Frequently Asked Questions (FAQ)

Q1: What is the difference between ADP calculated using operating days versus calendar days?

ADP based on operating days measures output during active work. ADP based on calendar days measures output spread over the entire time period, including non-working days. The former shows efficiency on workdays, while the latter shows overall throughput relative to elapsed time.

Q2: Can ADP be negative?

No, ADP cannot be negative. Production units are typically zero or positive, and operating days or the production period are always positive. Therefore, the result will always be zero or positive.

Q3: How often should I calculate my ADP?

This depends on your operational cycle. For dynamic processes, daily or weekly calculations are recommended. For longer projects, monthly or quarterly reviews might suffice.
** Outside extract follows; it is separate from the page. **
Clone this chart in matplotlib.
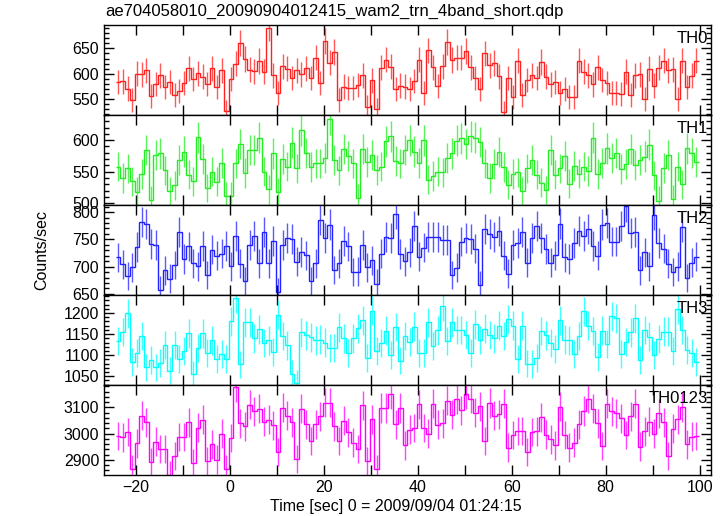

Consistent tracking is key.

Q4: What is a “good” ADP?

A “good” ADP is relative and depends heavily on the industry, specific process, product complexity, and available resources. The best approach is to establish a baseline for your specific context and aim for continuous improvement. Compare against historical data or set internal targets.

Q5: Does ADP account for product quality?

The standard ADP calculation does not directly account for quality. It measures quantity. To incorporate quality, you might need to calculate ‘Weighted ADP’ (e.g., units passing quality checks) or track defect rates separately alongside ADP.

Q6: What if I only have the total output and the start/end dates, but not operating days?

You can still calculate an average production rate per calendar day using the start and end dates. However, for a true ADP reflecting active production efficiency, you would need to estimate or track the number of operating days separately. Our calculator allows for both calculations if all data is provided.

Q7: Can I use this calculator for services instead of physical products?

Absolutely. Instead of ‘Production Units’, think of ‘Completed Services’, ‘Resolved Tickets’, ‘Tasks Finished’, or ‘Client Consultations’. The principle of averaging output over time remains the same.

Q8: How does inflation or economic factors affect ADP?

Directly, inflation doesn’t change the physical quantity produced, so it doesn’t alter the ADP calculation itself. However, inflation can influence the *cost* of production (materials, labor) and the *value* of the output, indirectly affecting profitability and strategic decisions related to production targets.